** START **

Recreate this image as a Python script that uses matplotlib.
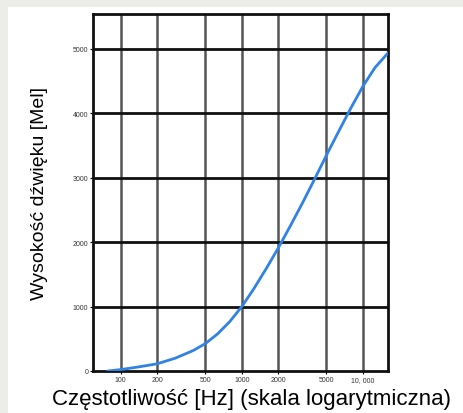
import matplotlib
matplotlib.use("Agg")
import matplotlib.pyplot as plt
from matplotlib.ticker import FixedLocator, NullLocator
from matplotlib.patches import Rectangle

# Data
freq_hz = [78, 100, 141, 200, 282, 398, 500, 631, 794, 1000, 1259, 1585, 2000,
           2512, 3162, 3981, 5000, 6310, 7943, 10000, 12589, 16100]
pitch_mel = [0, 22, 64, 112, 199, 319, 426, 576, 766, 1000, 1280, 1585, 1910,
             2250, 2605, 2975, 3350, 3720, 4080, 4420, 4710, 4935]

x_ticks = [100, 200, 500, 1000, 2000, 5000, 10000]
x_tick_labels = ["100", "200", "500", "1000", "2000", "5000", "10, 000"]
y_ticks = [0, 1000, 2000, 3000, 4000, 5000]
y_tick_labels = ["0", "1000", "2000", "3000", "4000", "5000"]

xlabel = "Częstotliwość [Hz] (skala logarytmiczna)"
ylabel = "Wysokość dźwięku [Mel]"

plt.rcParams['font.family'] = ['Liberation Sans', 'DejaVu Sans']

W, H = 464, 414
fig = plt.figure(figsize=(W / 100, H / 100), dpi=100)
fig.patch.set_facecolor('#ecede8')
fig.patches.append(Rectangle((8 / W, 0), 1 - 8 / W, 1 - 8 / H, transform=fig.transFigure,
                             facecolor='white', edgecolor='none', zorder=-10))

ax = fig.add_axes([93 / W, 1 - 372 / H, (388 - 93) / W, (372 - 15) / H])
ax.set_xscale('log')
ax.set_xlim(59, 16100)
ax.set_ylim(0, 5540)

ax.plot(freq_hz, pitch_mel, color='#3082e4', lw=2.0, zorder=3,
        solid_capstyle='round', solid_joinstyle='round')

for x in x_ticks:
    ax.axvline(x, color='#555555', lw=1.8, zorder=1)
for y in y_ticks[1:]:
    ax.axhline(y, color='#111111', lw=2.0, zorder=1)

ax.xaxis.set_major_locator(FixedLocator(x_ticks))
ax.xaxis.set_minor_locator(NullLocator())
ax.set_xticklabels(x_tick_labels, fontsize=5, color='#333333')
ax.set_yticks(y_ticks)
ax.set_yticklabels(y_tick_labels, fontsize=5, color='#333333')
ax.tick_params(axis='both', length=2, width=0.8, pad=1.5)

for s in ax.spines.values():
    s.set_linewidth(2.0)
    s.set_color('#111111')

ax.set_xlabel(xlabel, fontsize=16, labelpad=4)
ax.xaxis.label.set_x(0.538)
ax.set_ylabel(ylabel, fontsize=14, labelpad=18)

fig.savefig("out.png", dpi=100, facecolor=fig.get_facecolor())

** END **

▶ [Directions]: Write the lines above out again exactly, without any of their pictures.

▶ [Correct answer]:
Recreate this image as a Python script that uses matplotlib.
import matplotlib
matplotlib.use("Agg")
import matplotlib.pyplot as plt
from matplotlib.ticker import FixedLocator, NullLocator
from matplotlib.patches import Rectangle

# Data
freq_hz = [78, 100, 141, 200, 282, 398, 500, 631, 794, 1000, 1259, 1585, 2000,
           2512, 3162, 3981, 5000, 6310, 7943, 10000, 12589, 16100]
pitch_mel = [0, 22, 64, 112, 199, 319, 426, 576, 766, 1000, 1280, 1585, 1910,
             2250, 2605, 2975, 3350, 3720, 4080, 4420, 4710, 4935]

x_ticks = [100, 200, 500, 1000, 2000, 5000, 10000]
x_tick_labels = ["100", "200", "500", "1000", "2000", "5000", "10, 000"]
y_ticks = [0, 1000, 2000, 3000, 4000, 5000]
y_tick_labels = ["0", "1000", "2000", "3000", "4000", "5000"]

xlabel = "Częstotliwość [Hz] (skala logarytmiczna)"
ylabel = "Wysokość dźwięku [Mel]"

plt.rcParams['font.family'] = ['Liberation Sans', 'DejaVu Sans']

W, H = 464, 414
fig = plt.figure(figsize=(W / 100, H / 100), dpi=100)
fig.patch.set_facecolor('#ecede8')
fig.patches.append(Rectangle((8 / W, 0), 1 - 8 / W, 1 - 8 / H, transform=fig.transFigure,
                             facecolor='white', edgecolor='none', zorder=-10))

ax = fig.add_axes([93 / W, 1 - 372 / H, (388 - 93) / W, (372 - 15) / H])
ax.set_xscale('log')
ax.set_xlim(59, 16100)
ax.set_ylim(0, 5540)

ax.plot(freq_hz, pitch_mel, color='#3082e4', lw=2.0, zorder=3,
        solid_capstyle='round', solid_joinstyle='round')

for x in x_ticks:
    ax.axvline(x, color='#555555', lw=1.8, zorder=1)
for y in y_ticks[1:]:
    ax.axhline(y, color='#111111', lw=2.0, zorder=1)

ax.xaxis.set_major_locator(FixedLocator(x_ticks))
ax.xaxis.set_minor_locator(NullLocator())
ax.set_xticklabels(x_tick_labels, fontsize=5, color='#333333')
ax.set_yticks(y_ticks)
ax.set_yticklabels(y_tick_labels, fontsize=5, color='#333333')
ax.tick_params(axis='both', length=2, width=0.8, pad=1.5)

for s in ax.spines.values():
    s.set_linewidth(2.0)
    s.set_color('#111111')

ax.set_xlabel(xlabel, fontsize=16, labelpad=4)
ax.xaxis.label.set_x(0.538)
ax.set_ylabel(ylabel, fontsize=14, labelpad=18)

fig.savefig("out.png", dpi=100, facecolor=fig.get_facecolor())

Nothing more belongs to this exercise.